But as kayak and electric-powered boat rentals surge in the Chicago River along Downtown’s scenic Riverwalk, so do the potential dangers in what Mayor Rahm Emanuel has called “the next great recreational frontier.”

On the first Saturday in May — warm, sunny and nary a cloud, the kind of weather that makes people who choose to live in Chicago remember why — the river was hopping. More than 50 kayakers, most on guided tours but also a handful of solo paddlers of varying skill levels, navigated near first-time captains powering pontoons. Tour boats and water taxis shared the waterway with yachts headed to slips in Lake Michigan harbors to start the season.

Assessing the crowded scene, Chicago Police Dept. Marine Unit officer Mark Walsh, who’s spent 17 years patrolling the waters, said, “The river has shrunk.”

Space for everyone who wants to enjoy the river’s main branch between Franklin Street and Lake Shore Drive shrinks every season. In 2013, the congestion was alarming enough to prompt the formation of the Chicago Harbor Safety Committee, a group of more than 70 stakeholders such as tour boat operators, barge captains, kayak vendors and rowing club leaders who put competitive interests aside to discuss ways to get along on the water.

“It’s not if somebody gets killed, it’s when,” said Susan Urbas, a rower, Chicago Harbor Safety Committee chairwoman and co-founder of the Chicago River Rowing & Paddling Center. “Either we learn how to self regulate, or we’re going to get it from the top down and no one’s going to like that.”

In a 2017 National Transportation Safety Board report, investigators conducted observations on commercial tour boats in San Francisco, San Diego and Chicago during peak times. They concluded that Chicago, in contrast to other ports, has “unique risks involving interactions between recreational and commercial vessels because of the limited area in which vessels can maneuver.”

The study described the Chicago River’s growth of kayaks (referred to as human-powered craft in MarineSpeak) as “exponential.”

Michelle Woods, the city’s project manager for concessions on the Riverwalkand Downtown Docks, said traffic and congestion on the waterways are always a concern as the river becomes an attractive destination. She expects kayaking to continue to grow.

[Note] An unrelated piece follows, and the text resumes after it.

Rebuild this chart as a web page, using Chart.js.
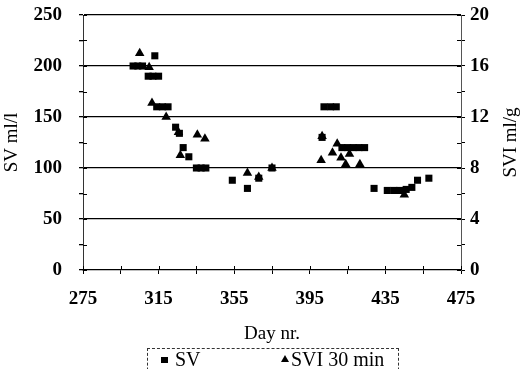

“Kayaking has grown exponentially each year that I’ve worked along the Chicago River [since 2002]. Traffic on the river has definitely increased and like our city streets, provided that users are following the rules and respectful, it should be manageable,” Woods said.

Walsh, his patrol partner Officer Marcus Buenrostro and Chicago Police Marine Unit Sgt. Eddie Beltran get a front row view of the river while cruising along the waters in a police boat.

Just as they’d do if they were in a squad car on a roadway, they look for safety violations and respond to calls for service.

l-r: Chicago Police Marine Unit Sgt. Eddie Beltran, Officer Mark Walsh and Officer Marcus Buenrostro on the river. [Block Club Chicago/Alisa Hauser]

“You have a crowded waterway with inexperienced kayakers or boaters, you’re going to have some issues. We definitely want to get the word out and educate, give basic pointers and point out the hazards, what to do, what not to do,” Beltran said.

Educating could mean pulling up near a pair of kayakersand telling them to “stay to the right.”

“Like a city road, kayaks are the bicycles, tour boats are buses and smaller recreational vessels are the cars. All slower vessels should stay to the right, otherwise they’re just a navigation hazard,” Beltran said.

If a tour boat is docking, a kayaker should wait for it to dock instead of try to go around it, the sergeant said. “If a big semi truck was going to parallel park, you wouldn’t get close, you’d give them a wide berth.”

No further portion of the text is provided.